**Request**
Copy the material that follows word for word and omit its pictures.

**Charts and diagrams as code**
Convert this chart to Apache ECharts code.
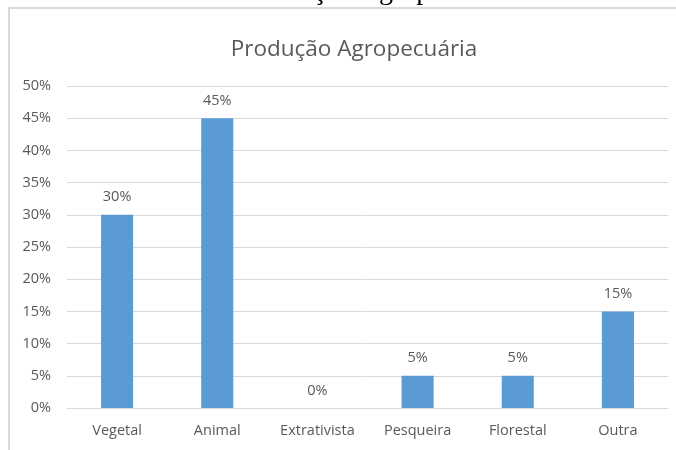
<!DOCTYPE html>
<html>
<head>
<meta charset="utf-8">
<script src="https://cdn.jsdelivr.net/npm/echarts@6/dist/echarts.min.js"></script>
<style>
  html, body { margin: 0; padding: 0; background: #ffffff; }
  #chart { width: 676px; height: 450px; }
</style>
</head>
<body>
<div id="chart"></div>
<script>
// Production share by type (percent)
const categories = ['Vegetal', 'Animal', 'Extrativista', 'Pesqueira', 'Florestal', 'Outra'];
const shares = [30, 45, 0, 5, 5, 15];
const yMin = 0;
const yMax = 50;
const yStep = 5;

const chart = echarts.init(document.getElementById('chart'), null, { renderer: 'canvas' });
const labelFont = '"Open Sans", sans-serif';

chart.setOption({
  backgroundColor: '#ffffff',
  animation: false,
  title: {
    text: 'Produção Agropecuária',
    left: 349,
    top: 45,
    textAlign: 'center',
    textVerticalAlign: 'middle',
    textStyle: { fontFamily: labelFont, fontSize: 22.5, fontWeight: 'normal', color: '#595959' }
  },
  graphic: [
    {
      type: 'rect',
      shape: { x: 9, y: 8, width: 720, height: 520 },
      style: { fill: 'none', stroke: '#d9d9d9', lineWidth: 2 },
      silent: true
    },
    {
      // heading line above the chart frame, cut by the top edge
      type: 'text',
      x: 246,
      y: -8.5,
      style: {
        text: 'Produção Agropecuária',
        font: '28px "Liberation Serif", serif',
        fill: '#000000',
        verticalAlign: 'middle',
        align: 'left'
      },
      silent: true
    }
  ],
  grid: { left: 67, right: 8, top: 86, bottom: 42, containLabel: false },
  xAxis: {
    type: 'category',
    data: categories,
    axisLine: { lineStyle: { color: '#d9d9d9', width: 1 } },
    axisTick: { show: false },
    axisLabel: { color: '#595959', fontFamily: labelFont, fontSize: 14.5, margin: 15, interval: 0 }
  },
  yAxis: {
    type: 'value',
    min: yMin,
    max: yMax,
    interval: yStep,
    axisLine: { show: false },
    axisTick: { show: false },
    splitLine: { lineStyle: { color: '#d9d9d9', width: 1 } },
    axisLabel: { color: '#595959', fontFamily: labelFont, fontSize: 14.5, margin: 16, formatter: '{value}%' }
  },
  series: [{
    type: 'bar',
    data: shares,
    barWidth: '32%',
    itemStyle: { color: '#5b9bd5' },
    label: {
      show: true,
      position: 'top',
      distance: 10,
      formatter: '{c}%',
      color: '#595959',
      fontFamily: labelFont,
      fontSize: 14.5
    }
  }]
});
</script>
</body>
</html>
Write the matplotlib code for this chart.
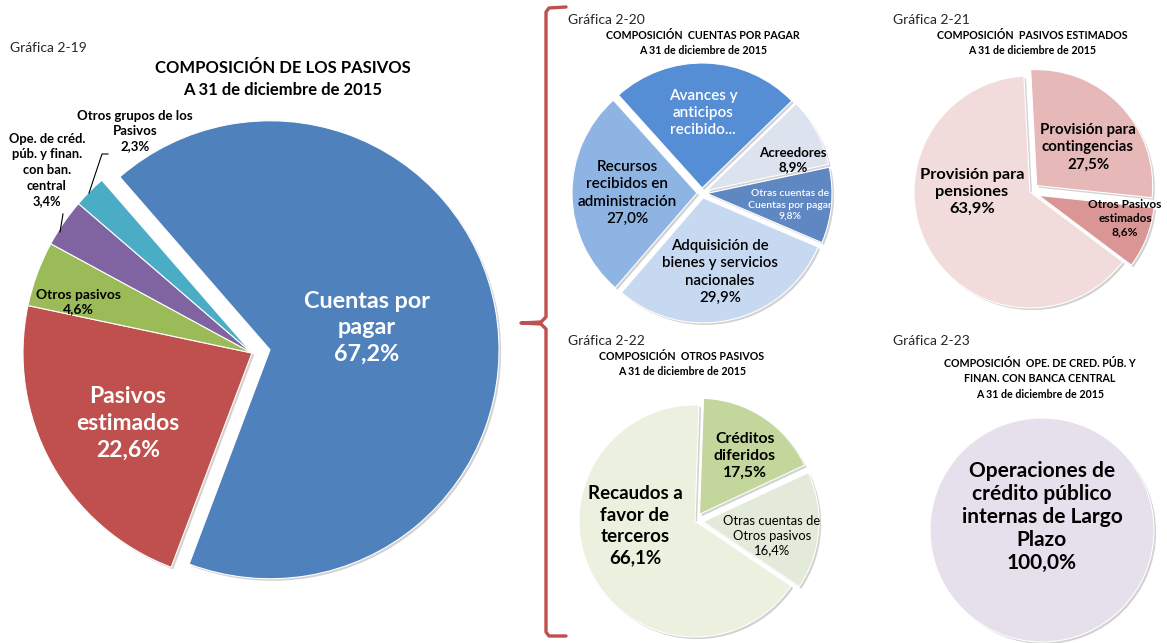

**The output**
Convert this chart to Apache ECharts code.
<!DOCTYPE html>
<html>
<head>
<meta charset="utf-8">
<script src="https://cdn.jsdelivr.net/npm/echarts@6/dist/echarts.min.js"></script>
<style>
  html, body { margin: 0; padding: 0; background: #ffffff; }
  #chart { width: 676px; height: 450px; }
</style>
</head>
<body>
<div id="chart"></div>
<script>
// Production share by type (percent)
const categories = ['Vegetal', 'Animal', 'Extrativista', 'Pesqueira', 'Florestal', 'Outra'];
const shares = [30, 45, 0, 5, 5, 15];
const yMin = 0;
const yMax = 50;
const yStep = 5;

const chart = echarts.init(document.getElementById('chart'), null, { renderer: 'canvas' });
const labelFont = '"Open Sans", sans-serif';

chart.setOption({
  backgroundColor: '#ffffff',
  animation: false,
  title: {
    text: 'Produção Agropecuária',
    left: 349,
    top: 45,
    textAlign: 'center',
    textVerticalAlign: 'middle',
    textStyle: { fontFamily: labelFont, fontSize: 22.5, fontWeight: 'normal', color: '#595959' }
  },
  graphic: [
    {
      type: 'rect',
      shape: { x: 9, y: 8, width: 720, height: 520 },
      style: { fill: 'none', stroke: '#d9d9d9', lineWidth: 2 },
      silent: true
    },
    {
      // heading line above the chart frame, cut by the top edge
      type: 'text',
      x: 246,
      y: -8.5,
      style: {
        text: 'Produção Agropecuária',
        font: '28px "Liberation Serif", serif',
        fill: '#000000',
        verticalAlign: 'middle',
        align: 'left'
      },
      silent: true
    }
  ],
  grid: { left: 67, right: 8, top: 86, bottom: 42, containLabel: false },
  xAxis: {
    type: 'category',
    data: categories,
    axisLine: { lineStyle: { color: '#d9d9d9', width: 1 } },
    axisTick: { show: false },
    axisLabel: { color: '#595959', fontFamily: labelFont, fontSize: 14.5, margin: 15, interval: 0 }
  },
  yAxis: {
    type: 'value',
    min: yMin,
    max: yMax,
    interval: yStep,
    axisLine: { show: false },
    axisTick: { show: false },
    splitLine: { lineStyle: { color: '#d9d9d9', width: 1 } },
    axisLabel: { color: '#595959', fontFamily: labelFont, fontSize: 14.5, margin: 16, formatter: '{value}%' }
  },
  series: [{
    type: 'bar',
    data: shares,
    barWidth: '32%',
    itemStyle: { color: '#5b9bd5' },
    label: {
      show: true,
      position: 'top',
      distance: 10,
      formatter: '{c}%',
      color: '#595959',
      fontFamily: labelFont,
      fontSize: 14.5
    }
  }]
});
</script>
</body>
</html>
Write the matplotlib code for this chart.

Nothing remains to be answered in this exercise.